Contemporary legend, dime novels, and later, movies and television transformed another outlaw into a latter-day Robin Hood. Billy the Kid was born Henry McCarty in 1859 (either in Marion County, Indiana, or possibly New York City). Raised in Kansas, the Kid was orphaned early and embarked on a life of petty crime that escalated to murder when, aged 17, he killed a man in a saloon brawl. A year later, in 1878, the Kid became embroiled in the so-called Lincoln County War, a New Mexico range war between one set of cattlemen and another. During the conflict, on April 1, 1878, he ambushed and murdered the Lincoln County sheriff and his deputy. As a fugitive, Billy the Kid supported himself with robbery, all the while pursued by the new sheriff, Pat Garrett, to whom he finally surrendered in December 1880. Four months later, the Kid escaped the noose by killing his two jailors and taking flight. When the Kid stopped at Fort Sumner, New Mexico (some say it was to see his sweetheart), Garrett again caught up with him and, this time, gunned him down.
Cornering the Market
Jesse James, Billy the Kid, and a host of lesser figures were unquestionably criminals. But who were their victims? As many Americans saw it at the time, Jesse, Billy, and the rest did not: victimize innocent citizens but attacked big banks, big railroads, big money—the very forces that were daily robbing the “common man.” If you wanted to talk about victims, well, the real victims were those who weren’t lucky enough to have been born a Gould or a Rockefeller. In the popular logic of the day, capitalists such as these were the robber barons, whereas the western outlaws were the Robin Hoods.

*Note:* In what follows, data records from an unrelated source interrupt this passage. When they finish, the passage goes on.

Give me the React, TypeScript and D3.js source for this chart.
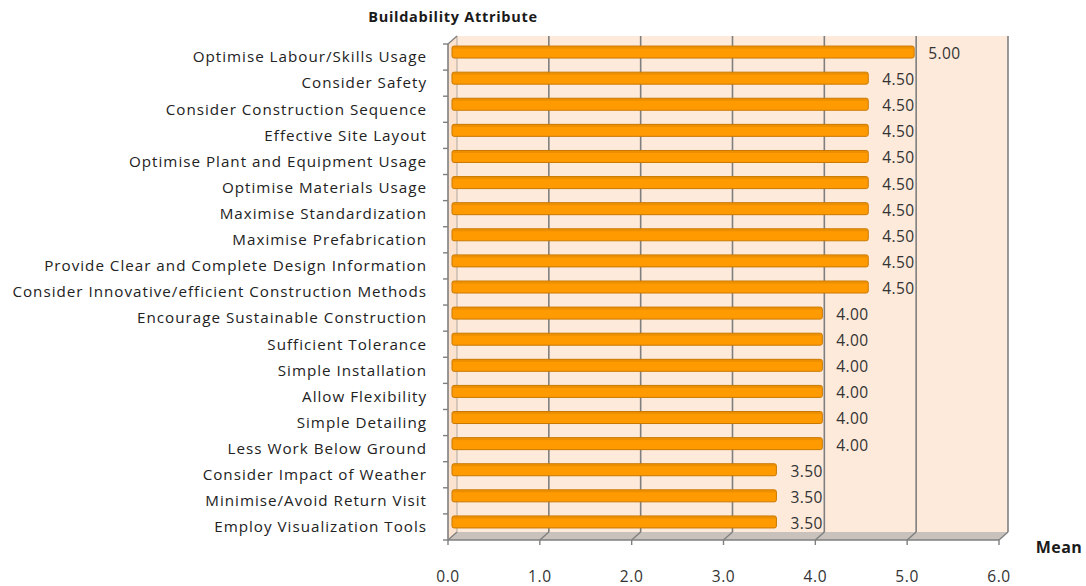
import React from "react";
import * as d3 from "d3";

const categories = [
  "Optimise Labour/Skills Usage",
  "Consider Safety",
  "Consider Construction Sequence",
  "Effective Site Layout",
  "Optimise Plant and Equipment Usage",
  "Optimise Materials Usage",
  "Maximise Standardization",
  "Maximise Prefabrication",
  "Provide Clear and Complete Design Information",
  "Consider Innovative/efficient Construction Methods",
  "Encourage Sustainable Construction",
  "Sufficient Tolerance",
  "Simple Installation",
  "Allow Flexibility",
  "Simple Detailing",
  "Less Work Below Ground",
  "Consider Impact of Weather",
  "Minimise/Avoid Return Visit",
  "Employ Visualization Tools",
];
const values = [5.0, 4.5, 4.5, 4.5, 4.5, 4.5, 4.5, 4.5, 4.5, 4.5, 4.0, 4.0, 4.0, 4.0, 4.0, 4.0, 3.5, 3.5, 3.5];
const xTicks = [0, 1, 2, 3, 4, 5, 6];

export default function App() {
  const W = 1086, H = 586;
  const left = 448, right = 999, top = 44, bottom = 540;
  const dx = 9, dy = -8;
  const x = d3.scaleLinear().domain([0, 6]).range([left, right]);
  const y = d3.scaleBand().domain(categories).range([top, bottom]);
  const font = "'Open Sans', 'Noto Sans', sans-serif";
  const grid = "#7f7f7f";

  return (
    <svg width={W} height={H} style={{ position: "absolute", left: 0, top: 0 }}>
      <rect x={0} y={0} width={W} height={H} fill="#fff" />
      {/* back wall */}
      <rect x={left + dx} y={top + dy} width={right - left} height={bottom - top} fill="#FDEADB" />
      {/* side wall */}
      <polygon points={`${left},${top} ${left + dx},${top + dy} ${left + dx},${bottom + dy} ${left},${bottom}`} fill="#FBE3CF" />
      {/* floor */}
      <polygon points={`${left},${bottom} ${left + dx},${bottom + dy} ${right + dx},${bottom + dy} ${right},${bottom}`} fill="#C9C2BC" />
      {/* gridlines */}
      {xTicks.map((t) => (
        <g key={t}>
          {t > 0 && (
            <line x1={x(t) + dx} x2={x(t) + dx} y1={top + dy} y2={bottom + dy} stroke={grid} strokeWidth={1.6} />
          )}
          <line x1={x(t)} y1={bottom} x2={x(t) + dx} y2={bottom + dy} stroke={grid} strokeWidth={1.4} />
        </g>
      ))}
      <line x1={left + dx} x2={left + dx} y1={top + dy} y2={bottom + dy} stroke="#b0a79f" strokeWidth={1} />
      <line x1={left} y1={top} x2={left + dx} y2={top + dy} stroke={grid} strokeWidth={1.4} />
      {/* bars */}
      {categories.map((c, i) => {
        const cy = (y(c) as number) + y.bandwidth() / 2 - 5;
        const x0 = x(0) + 4;
        const x1 = x(values[i]) + 7;
        return (
          <g key={c}>
            <rect x={x0} y={cy - 6} width={x1 - x0} height={12} rx={2} fill="#FF9A00" stroke="#C97800" strokeWidth={1} />
            <rect x={x0 + 1} y={cy - 5.5} width={x1 - x0 - 2} height={2} fill="#D98300" opacity={0.5} />
            <text x={x1 + 14} y={cy + 1.5} dy="0.35em" fontFamily={font} fontSize={15.5} fill="#333" letterSpacing={0.4}>
              {values[i].toFixed(2)}
            </text>
          </g>
        );
      })}
      {/* left axis */}
      <line x1={left} x2={left} y1={top} y2={bottom} stroke={grid} strokeWidth={1.6} />
      {categories.map((c) => (
        <line key={c} x1={left - 5} x2={left} y1={y(c) as number} y2={y(c) as number} stroke={grid} strokeWidth={1.4} />
      ))}
      <line x1={left - 5} x2={left} y1={bottom} y2={bottom} stroke={grid} strokeWidth={1.4} />
      {/* bottom axis */}
      <line x1={left} x2={right} y1={bottom} y2={bottom} stroke={grid} strokeWidth={1.6} />
      {xTicks.map((t) => (
        <g key={t}>
          <line x1={x(t)} x2={x(t)} y1={bottom} y2={bottom + 5} stroke={grid} strokeWidth={1.4} />
          <text x={x(t)} y={577} textAnchor="middle" dy="0.35em" fontFamily={font} fontSize={15.5} fill="#333" letterSpacing={0.6}>
            {t.toFixed(1)}
          </text>
        </g>
      ))}
      {/* category labels */}
      {categories.map((c) => (
        <text key={c} x={427} y={(y(c) as number) + y.bandwidth() / 2} dy="0.35em" textAnchor="end" fontFamily={font} fontSize={15.2} fill="#222" letterSpacing={1}>
          {c}
        </text>
      ))}
      <text x={453} y={17} dy="0.35em" textAnchor="middle" fontFamily={font} fontSize={14.5} fontWeight="bold" fill="#1a1a1a" letterSpacing={0.7}>
        Buildability Attribute
      </text>
      <text x={1059} y={547} dy="0.35em" textAnchor="middle" fontFamily={font} fontSize={16} fontWeight="bold" fill="#1a1a1a" letterSpacing={0.5}>
        Mean
      </text>
    </svg>
  );
}
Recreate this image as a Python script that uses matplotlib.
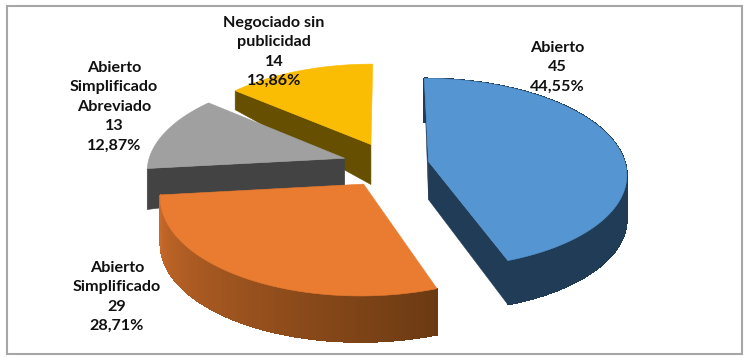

And what about government? In the popular view, lawmakers and police were counted on to go with the money, making and enforcing laws to serve the Goulds, the Rockefellers, and their kind. People who lived during the years following the Civil War took to calling their era the Gilded Age—glittering with showy wealth but corrupt to the core. The railroads boomed, transporting the raw ores of the West to the industrial machines of the East. With hundreds of thousands of discharged veterans flooding the job market, labor was dirt cheap, and the government was—well—pliant. Andrew Johnson, having narrowly escaped removal from office, was succeeded in the White House by Ulysses Simpson Grant in 1869. Grant had proven to be one of the nation’s greatest generals, but in two terms as president, he presided over the most thoroughly corrupt administration in American history. He was personally above reproach, but, naively, he surrounded himself with scoundrels who administrated, legislated, and operated hand in hand with the interests of big business—and (in the infamous phrase of railroad magnate William H. Vanderbilt) “The public be damned!”